Kedua, menambah Kuota PPG (Pendidikan Profesi Guru) yang dapat diikuti melalui seleksi resmi pemerintah. Program tersebut merupakan program sertifikasi guru. Tujuannya untuk memberikan peningkatan di bidang kemampuan khususnya paedagogik serta aspek profesionalitas lainnya yang berkaitan dengan dunia pendidikan.
Ketiga, memberikan Tunjangan Profesi Guru (TPG). Pemerintah juga telah menyiapkan program berupa pemberian TPG dengan beberapa persyaratan tertentu. Program ini belum berjalan secara merata untuk seluruh guru di Indonesia karena memang diperuntukkan bagi pendidik terpilih. Selain karena prestasi yang sudah dikontribusikan, pun juga karena loyalitasnya yang tinggi terhadap dunia pendidikan.
Keempat, menyusun Program Madrasah Reform (MEQR). Program yang dicanangkan pemerintah untuk meningkatkan kompetensi pun berlaku bagi pendidik yang berada di bawah naungan Kementerian Agama yakni para guru yang mengajar di Madrasah. Pemerintah di beberapa daerah sudah mulai sepakat dan berkomitmen untuk semakin bijak dalam menerapkan program MEQR agar guru madrasah juga merasakan kesejahteraan.
Kelima, seleksi penerimaan guru Aparatur Sipil Negara (ASN) Pegawai Pemerintah dengan Perjanjian Kerja (PPPK) untuk mengakomodir guru hononer yang usianya sudah lewat 35 tahun dan tidak bisa mengikuti seleksi Calon Pegawai Negeri Sipil (CPNS).
Namun, upaya untuk meningkatkan pendapatan tersebut harus diimbangi dengan menekan gaya hidup dari para guru tersebut.

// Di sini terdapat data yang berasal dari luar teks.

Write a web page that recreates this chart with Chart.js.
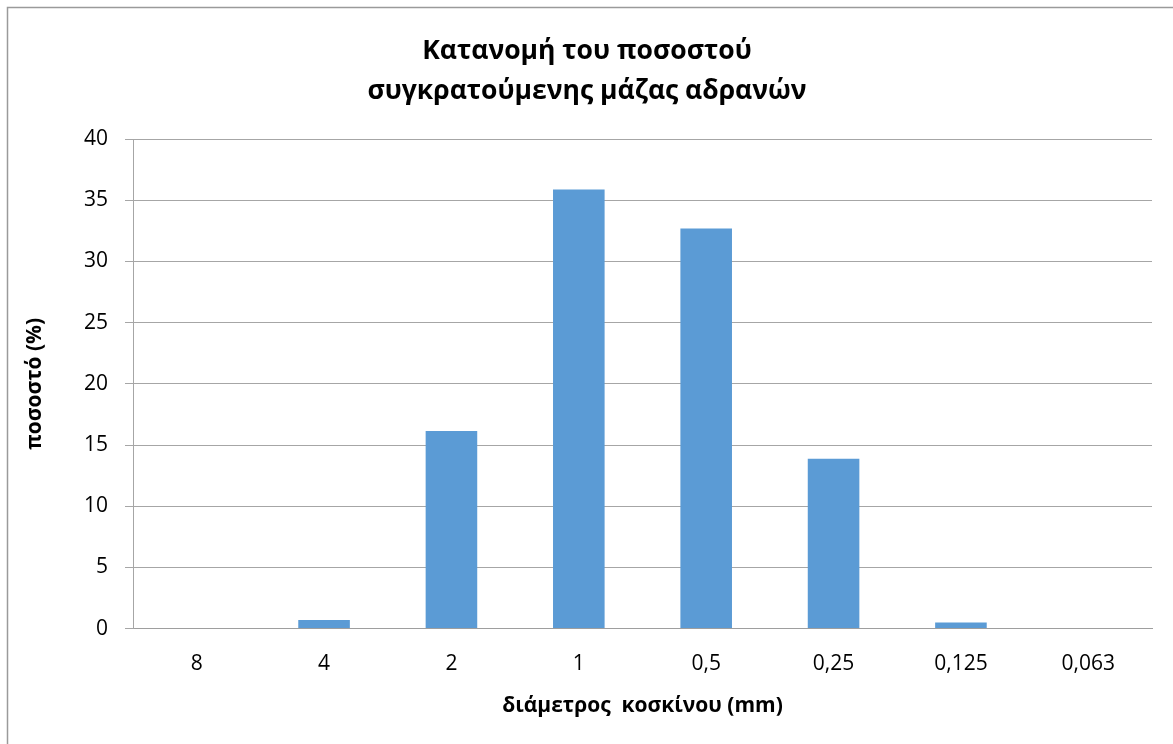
<!DOCTYPE html>
<html>
<head>
<meta charset="utf-8">
<script src="https://cdn.jsdelivr.net/npm/chart.js@4"></script>
<style>
html,body{margin:0;padding:0;background:#fff;}
#wrap{position:relative;width:1173px;height:744px;}
canvas{position:absolute;left:0;top:0;}
</style>
</head>
<body>
<div id="wrap"><canvas id="c" width="1173" height="744"></canvas></div>
<script>
const categories = ["8","4","2","1","0,5","0,25","0,125","0,063"];
const percentages = [0, 0.7, 16.15, 35.87, 32.7, 13.88, 0.5, 0];
const yTicks = [0,5,10,15,20,25,30,35,40];
const titleLines = ["Κατανομή του ποσοστού","συγκρατούμενης μάζας αδρανών"];
const xTitle = "διάμετρος  κοσκίνου (mm)";
const yTitle = "ποσοστό (%)";

const FONT = "'Open Sans', 'Noto Sans', sans-serif";

const borderPlugin = {
  id: 'outerBorder',
  beforeDraw(chart){
    const ctx = chart.ctx;
    ctx.save();
    ctx.fillStyle = '#fff';
    ctx.fillRect(0,0,chart.width,chart.height);
    ctx.strokeStyle = '#9a9a9a';
    ctx.lineWidth = 1.5;
    ctx.beginPath();
    ctx.moveTo(7.5, chart.height);
    ctx.lineTo(7.5, 7.5);
    ctx.lineTo(chart.width, 7.5);
    ctx.stroke();
    ctx.restore();
  }
};

new Chart(document.getElementById('c'), {
  type: 'bar',
  data: {
    labels: categories,
    datasets: [{
      data: percentages,
      backgroundColor: '#5B9BD5',
      borderWidth: 0,
      barPercentage: 0.405,
      categoryPercentage: 1.0
    }]
  },
  options: {
    responsive: false,
    animation: false,
    devicePixelRatio: 1,
    layout: { padding: { left: 22, right: 21, top: 0, bottom: 25 } },
    plugins: {
      legend: { display: false },
      tooltip: { enabled: false },
      title: {
        display: true,
        text: titleLines,
        color: '#000',
        font: { family: FONT, size: 26.5, weight: 'bold', lineHeight: 1.51 },
        padding: { top: 31, bottom: 28 }
      }
    },
    scales: {
      x: {
        grid: { display: false, drawTicks: false },
        border: { display: true, color: '#9e9e9e', width: 1 },
        ticks: { color: '#000', font: { family: FONT, size: 21 }, padding: 23 },
        title: { display: true, text: xTitle, color: '#000', font: { family: FONT, size: 21, weight: 'bold' }, padding: { top: -6, bottom: 0 } }
      },
      y: {
        min: 0, max: 40,
        afterBuildTicks(scale){ scale.ticks = yTicks.map(v => ({ value: v })); },
        afterFit(scale){ scale.width = 111; },
        grid: { color: '#a6a6a6', lineWidth: 1, tickLength: 8 },
        border: { display: true, color: '#a6a6a6', width: 1 },
        ticks: { color: '#000', font: { family: FONT, size: 21 }, padding: 17 },
        title: { display: true, text: yTitle, color: '#000', font: { family: FONT, size: 21, weight: 'bold' }, padding: { top: 0, bottom: 6 } }
      }
    }
  },
  plugins: [borderPlugin]
});
</script>
</body>
</html>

Karena itu, literasi keuangan yang harus difahami para guru adalah bahwa diantara kunci untuk mewujudkan hidup sejahtera ; 1). Meningkatkan pendapatan, yakni dengan bekerja, misalnya sebagai sebagai guru dan usaha, misalnya jualan, sehingga mendapatkan penghasilan. 2). Menekan pengeluran, yakni dengan bantuan sosial yang diberikan Pemerintah melalui program perlindungan sosial, 3). Guru harus mampu membedakan antara kebutuhan dan keinginan.
Jika hal tersebut dapat dilakukan, insha Allah kesejahteraan guru dapat terwujud. Wallahu’alam.